Supplied material:
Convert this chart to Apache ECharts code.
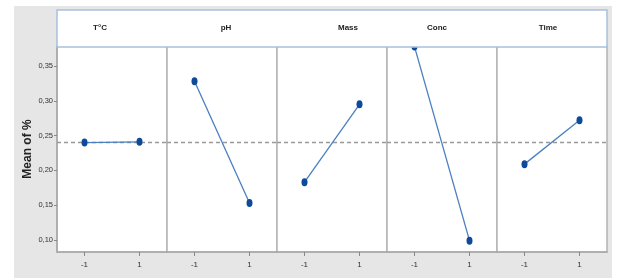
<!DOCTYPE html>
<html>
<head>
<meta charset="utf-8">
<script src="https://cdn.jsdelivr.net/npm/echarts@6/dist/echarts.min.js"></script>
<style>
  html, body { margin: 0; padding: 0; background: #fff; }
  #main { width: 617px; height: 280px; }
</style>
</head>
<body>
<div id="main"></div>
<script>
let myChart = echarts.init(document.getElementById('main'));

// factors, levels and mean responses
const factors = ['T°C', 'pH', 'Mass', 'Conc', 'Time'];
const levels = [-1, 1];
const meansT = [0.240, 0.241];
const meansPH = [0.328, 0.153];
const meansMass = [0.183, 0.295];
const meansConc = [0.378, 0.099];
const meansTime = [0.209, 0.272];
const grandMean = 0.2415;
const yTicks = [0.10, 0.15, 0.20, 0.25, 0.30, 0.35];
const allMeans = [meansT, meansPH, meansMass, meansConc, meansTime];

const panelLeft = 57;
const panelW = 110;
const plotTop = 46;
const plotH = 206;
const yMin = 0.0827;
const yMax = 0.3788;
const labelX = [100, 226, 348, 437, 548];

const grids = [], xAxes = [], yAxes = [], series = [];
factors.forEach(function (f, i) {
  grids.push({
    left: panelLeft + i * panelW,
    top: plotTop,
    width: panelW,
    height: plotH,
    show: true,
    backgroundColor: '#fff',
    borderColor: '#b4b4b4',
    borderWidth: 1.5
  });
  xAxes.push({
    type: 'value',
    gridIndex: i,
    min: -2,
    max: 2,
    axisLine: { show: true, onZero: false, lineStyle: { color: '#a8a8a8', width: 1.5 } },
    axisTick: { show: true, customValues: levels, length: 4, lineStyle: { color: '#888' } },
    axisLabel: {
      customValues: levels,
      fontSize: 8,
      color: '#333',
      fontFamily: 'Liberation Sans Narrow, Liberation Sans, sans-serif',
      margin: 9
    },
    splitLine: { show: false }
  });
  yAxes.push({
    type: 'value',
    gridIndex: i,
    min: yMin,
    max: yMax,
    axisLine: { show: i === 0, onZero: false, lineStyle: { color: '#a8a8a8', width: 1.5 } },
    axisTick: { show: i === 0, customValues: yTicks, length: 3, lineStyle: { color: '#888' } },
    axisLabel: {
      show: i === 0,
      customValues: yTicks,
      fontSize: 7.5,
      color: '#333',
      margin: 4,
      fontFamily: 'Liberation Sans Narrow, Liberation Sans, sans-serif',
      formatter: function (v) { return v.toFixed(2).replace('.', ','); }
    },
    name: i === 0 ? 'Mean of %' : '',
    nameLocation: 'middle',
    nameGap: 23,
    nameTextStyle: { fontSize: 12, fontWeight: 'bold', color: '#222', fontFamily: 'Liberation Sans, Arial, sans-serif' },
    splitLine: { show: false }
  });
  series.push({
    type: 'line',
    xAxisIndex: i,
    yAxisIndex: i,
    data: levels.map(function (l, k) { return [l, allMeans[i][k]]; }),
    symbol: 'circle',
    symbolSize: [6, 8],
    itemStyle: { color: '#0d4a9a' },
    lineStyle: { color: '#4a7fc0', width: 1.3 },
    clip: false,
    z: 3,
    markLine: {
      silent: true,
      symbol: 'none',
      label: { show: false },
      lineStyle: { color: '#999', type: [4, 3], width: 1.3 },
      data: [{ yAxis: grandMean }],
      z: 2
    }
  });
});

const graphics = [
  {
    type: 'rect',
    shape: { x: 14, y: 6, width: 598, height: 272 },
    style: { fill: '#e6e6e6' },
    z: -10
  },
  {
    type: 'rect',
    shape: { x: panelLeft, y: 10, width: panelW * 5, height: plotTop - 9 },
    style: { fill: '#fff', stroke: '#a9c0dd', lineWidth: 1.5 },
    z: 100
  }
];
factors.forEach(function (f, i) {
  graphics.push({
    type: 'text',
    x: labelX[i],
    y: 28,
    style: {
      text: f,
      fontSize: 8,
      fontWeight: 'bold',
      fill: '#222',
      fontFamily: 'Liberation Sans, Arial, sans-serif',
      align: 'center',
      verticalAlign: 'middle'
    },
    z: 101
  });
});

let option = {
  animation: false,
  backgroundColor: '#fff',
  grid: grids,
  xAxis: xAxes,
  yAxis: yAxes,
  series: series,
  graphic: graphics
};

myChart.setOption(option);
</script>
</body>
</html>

What this task involves: Copy nothing but the lines from the top of the material through the line holding "meansMass, meansConc, meansTime];", exactly as written; omit pictures.

Correct result:
Convert this chart to Apache ECharts code.
<!DOCTYPE html>
<html>
<head>
<meta charset="utf-8">
<script src="https://cdn.jsdelivr.net/npm/echarts@6/dist/echarts.min.js"></script>
<style>
  html, body { margin: 0; padding: 0; background: #fff; }
  #main { width: 617px; height: 280px; }
</style>
</head>
<body>
<div id="main"></div>
<script>
let myChart = echarts.init(document.getElementById('main'));

// factors, levels and mean responses
const factors = ['T°C', 'pH', 'Mass', 'Conc', 'Time'];
const levels = [-1, 1];
const meansT = [0.240, 0.241];
const meansPH = [0.328, 0.153];
const meansMass = [0.183, 0.295];
const meansConc = [0.378, 0.099];
const meansTime = [0.209, 0.272];
const grandMean = 0.2415;
const yTicks = [0.10, 0.15, 0.20, 0.25, 0.30, 0.35];
const allMeans = [meansT, meansPH, meansMass, meansConc, meansTime];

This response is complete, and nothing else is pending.